** Stored records **
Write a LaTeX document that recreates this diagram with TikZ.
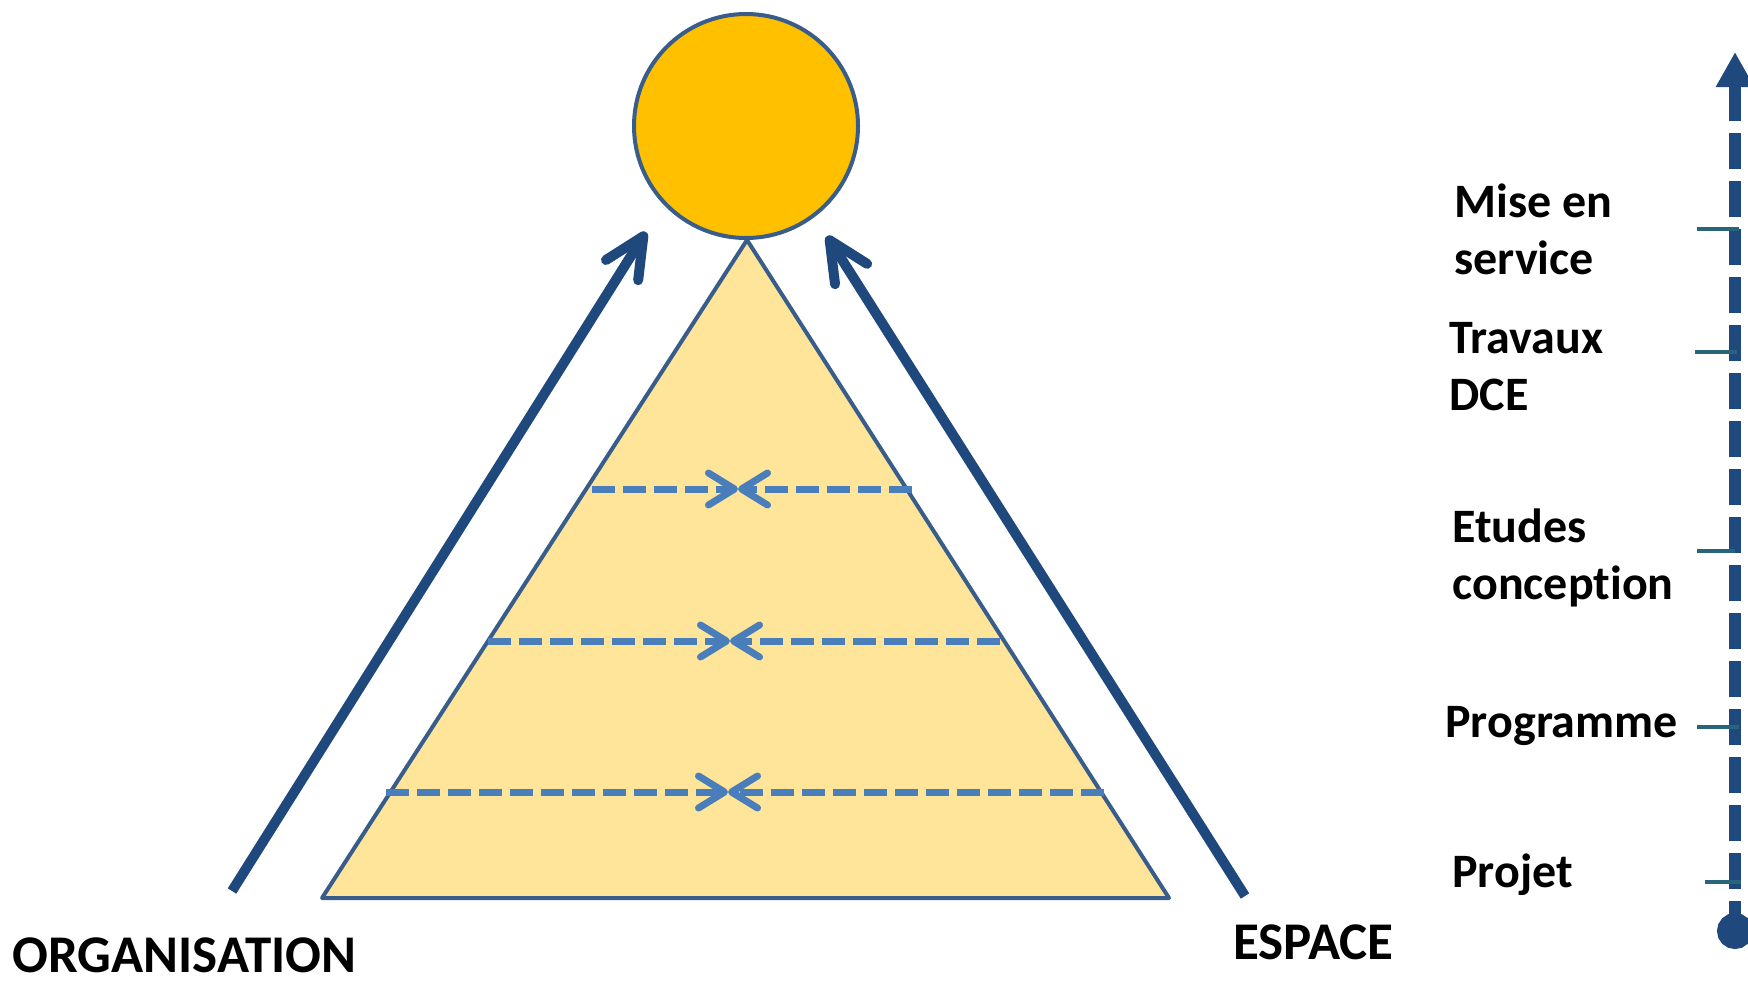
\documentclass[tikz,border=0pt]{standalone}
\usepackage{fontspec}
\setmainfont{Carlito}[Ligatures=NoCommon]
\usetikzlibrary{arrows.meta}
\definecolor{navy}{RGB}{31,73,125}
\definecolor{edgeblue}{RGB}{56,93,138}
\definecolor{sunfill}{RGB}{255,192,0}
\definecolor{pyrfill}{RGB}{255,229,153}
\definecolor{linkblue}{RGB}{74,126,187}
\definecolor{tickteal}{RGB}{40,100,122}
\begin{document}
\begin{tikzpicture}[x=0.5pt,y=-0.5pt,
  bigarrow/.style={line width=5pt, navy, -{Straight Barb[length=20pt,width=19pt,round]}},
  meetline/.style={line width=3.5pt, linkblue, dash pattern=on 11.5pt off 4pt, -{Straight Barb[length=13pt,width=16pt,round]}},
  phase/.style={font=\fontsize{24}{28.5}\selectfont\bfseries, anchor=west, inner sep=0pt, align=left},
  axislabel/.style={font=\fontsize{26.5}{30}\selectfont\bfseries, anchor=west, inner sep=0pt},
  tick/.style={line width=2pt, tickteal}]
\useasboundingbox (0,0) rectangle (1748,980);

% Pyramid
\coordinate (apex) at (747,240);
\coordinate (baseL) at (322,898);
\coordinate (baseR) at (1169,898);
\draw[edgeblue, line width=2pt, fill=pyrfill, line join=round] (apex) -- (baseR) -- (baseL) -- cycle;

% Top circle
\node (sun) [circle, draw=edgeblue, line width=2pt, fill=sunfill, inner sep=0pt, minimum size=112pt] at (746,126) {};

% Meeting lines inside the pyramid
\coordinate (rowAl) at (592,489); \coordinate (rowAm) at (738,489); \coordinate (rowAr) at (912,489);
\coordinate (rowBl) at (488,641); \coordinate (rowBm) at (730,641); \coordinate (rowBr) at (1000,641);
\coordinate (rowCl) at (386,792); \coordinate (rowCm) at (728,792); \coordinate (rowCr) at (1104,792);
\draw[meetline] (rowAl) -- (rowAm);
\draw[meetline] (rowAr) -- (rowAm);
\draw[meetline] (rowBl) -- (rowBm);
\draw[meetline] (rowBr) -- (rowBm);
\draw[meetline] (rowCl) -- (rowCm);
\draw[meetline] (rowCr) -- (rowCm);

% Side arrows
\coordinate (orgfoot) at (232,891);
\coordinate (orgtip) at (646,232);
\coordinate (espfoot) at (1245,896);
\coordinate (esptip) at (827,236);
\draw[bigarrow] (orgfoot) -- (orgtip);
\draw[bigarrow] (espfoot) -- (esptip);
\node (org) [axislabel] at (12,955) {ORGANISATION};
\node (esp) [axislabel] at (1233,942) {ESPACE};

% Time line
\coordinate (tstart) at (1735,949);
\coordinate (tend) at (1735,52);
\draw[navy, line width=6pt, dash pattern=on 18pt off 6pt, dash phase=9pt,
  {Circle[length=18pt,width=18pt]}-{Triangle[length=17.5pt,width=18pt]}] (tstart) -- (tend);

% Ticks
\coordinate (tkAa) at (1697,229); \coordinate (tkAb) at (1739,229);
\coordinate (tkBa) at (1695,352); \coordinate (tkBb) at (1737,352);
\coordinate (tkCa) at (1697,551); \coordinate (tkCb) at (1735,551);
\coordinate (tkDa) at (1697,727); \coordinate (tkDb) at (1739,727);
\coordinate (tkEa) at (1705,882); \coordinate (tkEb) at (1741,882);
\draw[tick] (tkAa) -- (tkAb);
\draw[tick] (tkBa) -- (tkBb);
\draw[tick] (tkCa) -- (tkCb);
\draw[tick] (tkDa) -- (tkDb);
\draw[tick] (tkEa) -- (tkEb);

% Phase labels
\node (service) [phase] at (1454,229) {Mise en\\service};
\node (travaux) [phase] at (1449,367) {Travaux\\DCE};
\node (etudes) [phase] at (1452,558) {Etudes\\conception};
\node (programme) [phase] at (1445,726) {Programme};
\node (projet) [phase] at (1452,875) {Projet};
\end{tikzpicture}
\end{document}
* * *
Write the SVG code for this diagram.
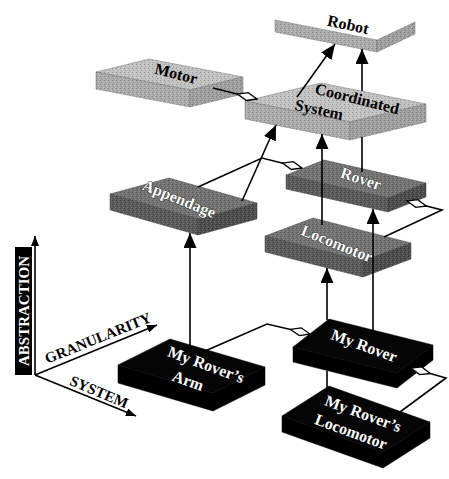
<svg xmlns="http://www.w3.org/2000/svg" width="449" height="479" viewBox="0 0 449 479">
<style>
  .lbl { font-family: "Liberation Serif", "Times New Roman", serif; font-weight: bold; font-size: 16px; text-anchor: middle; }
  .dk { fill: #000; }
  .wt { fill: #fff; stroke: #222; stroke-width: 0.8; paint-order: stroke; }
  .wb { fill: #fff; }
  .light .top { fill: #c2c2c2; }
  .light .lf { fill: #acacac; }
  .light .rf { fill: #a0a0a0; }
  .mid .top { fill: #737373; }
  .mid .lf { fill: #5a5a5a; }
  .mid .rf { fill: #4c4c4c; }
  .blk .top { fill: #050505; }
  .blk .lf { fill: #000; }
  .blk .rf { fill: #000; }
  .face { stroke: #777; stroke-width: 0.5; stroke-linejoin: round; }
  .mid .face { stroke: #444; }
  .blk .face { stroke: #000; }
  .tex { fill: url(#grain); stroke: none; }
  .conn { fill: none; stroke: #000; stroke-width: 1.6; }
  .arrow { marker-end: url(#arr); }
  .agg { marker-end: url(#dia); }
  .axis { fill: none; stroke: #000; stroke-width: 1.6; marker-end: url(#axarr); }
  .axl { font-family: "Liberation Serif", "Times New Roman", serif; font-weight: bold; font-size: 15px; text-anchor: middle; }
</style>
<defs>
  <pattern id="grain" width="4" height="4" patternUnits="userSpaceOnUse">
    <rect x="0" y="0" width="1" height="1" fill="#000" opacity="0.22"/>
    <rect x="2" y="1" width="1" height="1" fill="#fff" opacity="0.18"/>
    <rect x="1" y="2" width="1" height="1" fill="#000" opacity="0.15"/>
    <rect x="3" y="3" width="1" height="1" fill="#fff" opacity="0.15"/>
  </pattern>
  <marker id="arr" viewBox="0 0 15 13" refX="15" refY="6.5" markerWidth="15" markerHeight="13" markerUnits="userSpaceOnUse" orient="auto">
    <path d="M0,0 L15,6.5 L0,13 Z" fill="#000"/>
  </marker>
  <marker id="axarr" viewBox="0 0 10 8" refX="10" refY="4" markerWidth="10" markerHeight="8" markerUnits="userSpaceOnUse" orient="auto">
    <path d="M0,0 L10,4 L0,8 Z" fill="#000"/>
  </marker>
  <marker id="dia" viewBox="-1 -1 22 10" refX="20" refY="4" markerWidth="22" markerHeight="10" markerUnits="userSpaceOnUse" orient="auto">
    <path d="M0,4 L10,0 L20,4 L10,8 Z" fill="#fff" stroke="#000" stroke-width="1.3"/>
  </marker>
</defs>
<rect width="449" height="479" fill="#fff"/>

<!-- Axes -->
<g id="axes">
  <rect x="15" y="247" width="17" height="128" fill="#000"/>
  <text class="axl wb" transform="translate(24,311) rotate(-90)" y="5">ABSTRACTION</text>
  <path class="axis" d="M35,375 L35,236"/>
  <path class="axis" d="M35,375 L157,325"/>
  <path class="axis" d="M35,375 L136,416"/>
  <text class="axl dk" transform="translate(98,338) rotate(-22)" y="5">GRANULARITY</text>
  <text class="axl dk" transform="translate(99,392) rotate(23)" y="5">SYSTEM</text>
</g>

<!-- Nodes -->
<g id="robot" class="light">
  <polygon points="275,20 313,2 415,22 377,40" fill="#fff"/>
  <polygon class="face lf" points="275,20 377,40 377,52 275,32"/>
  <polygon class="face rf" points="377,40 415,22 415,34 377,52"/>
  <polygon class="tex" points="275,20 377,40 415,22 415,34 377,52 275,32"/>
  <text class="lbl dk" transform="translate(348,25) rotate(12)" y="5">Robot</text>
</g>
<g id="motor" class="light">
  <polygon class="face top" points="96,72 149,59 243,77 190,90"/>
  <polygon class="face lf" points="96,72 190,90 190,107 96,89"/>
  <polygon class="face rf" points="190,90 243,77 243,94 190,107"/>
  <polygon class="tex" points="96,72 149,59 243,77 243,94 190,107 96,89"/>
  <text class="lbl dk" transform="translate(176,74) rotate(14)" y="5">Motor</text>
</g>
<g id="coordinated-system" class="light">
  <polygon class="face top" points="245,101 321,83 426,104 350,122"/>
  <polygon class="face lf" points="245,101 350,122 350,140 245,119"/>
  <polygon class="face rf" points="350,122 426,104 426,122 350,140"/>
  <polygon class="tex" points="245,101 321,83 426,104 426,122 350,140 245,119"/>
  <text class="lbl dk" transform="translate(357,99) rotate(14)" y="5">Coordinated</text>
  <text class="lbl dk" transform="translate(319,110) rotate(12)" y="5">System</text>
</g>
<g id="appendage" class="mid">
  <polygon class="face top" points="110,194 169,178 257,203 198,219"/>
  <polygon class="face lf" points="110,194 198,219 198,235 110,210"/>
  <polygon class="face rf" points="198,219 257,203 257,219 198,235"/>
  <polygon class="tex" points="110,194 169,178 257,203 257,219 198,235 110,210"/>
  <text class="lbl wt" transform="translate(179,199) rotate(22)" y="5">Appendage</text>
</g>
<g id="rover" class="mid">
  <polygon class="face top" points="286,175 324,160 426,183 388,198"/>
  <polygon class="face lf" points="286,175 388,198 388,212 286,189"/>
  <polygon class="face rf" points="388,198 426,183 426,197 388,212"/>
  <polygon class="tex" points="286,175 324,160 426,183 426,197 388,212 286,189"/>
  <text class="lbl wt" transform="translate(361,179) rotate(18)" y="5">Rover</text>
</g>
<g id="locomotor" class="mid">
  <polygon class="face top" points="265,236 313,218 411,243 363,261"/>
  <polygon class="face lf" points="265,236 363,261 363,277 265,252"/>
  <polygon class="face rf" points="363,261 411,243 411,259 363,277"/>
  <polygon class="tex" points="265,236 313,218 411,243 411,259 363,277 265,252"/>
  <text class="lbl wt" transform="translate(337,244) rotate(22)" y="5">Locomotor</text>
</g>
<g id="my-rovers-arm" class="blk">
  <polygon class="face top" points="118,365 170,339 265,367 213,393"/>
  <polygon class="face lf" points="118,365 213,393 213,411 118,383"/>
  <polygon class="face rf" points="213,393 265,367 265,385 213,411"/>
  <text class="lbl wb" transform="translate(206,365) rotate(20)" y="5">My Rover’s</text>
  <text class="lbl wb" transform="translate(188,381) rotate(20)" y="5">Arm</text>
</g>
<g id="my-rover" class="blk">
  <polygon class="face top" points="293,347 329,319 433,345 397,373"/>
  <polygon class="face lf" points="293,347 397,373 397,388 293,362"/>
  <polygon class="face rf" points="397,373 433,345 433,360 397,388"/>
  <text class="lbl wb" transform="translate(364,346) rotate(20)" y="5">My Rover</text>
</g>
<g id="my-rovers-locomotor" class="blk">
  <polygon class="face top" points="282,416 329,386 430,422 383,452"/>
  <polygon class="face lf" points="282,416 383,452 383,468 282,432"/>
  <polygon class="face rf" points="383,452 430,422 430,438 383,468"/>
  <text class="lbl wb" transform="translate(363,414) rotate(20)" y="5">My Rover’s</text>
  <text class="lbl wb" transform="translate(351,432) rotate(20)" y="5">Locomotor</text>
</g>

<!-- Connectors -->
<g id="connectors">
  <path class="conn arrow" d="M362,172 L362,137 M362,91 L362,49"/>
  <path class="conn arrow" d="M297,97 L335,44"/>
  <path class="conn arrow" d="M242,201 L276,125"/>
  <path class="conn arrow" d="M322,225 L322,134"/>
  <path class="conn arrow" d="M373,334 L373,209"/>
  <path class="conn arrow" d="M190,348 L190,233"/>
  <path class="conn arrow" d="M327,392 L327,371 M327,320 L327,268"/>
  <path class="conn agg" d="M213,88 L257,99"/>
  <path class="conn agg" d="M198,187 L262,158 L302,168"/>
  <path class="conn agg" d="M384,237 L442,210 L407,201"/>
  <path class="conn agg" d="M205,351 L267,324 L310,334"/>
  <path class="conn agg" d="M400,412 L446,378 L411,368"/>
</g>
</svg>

** Exercise **
Extract all lines containing the word "this".

** Exercise response **
Write a LaTeX document that recreates this diagram with TikZ.
Write the SVG code for this diagram.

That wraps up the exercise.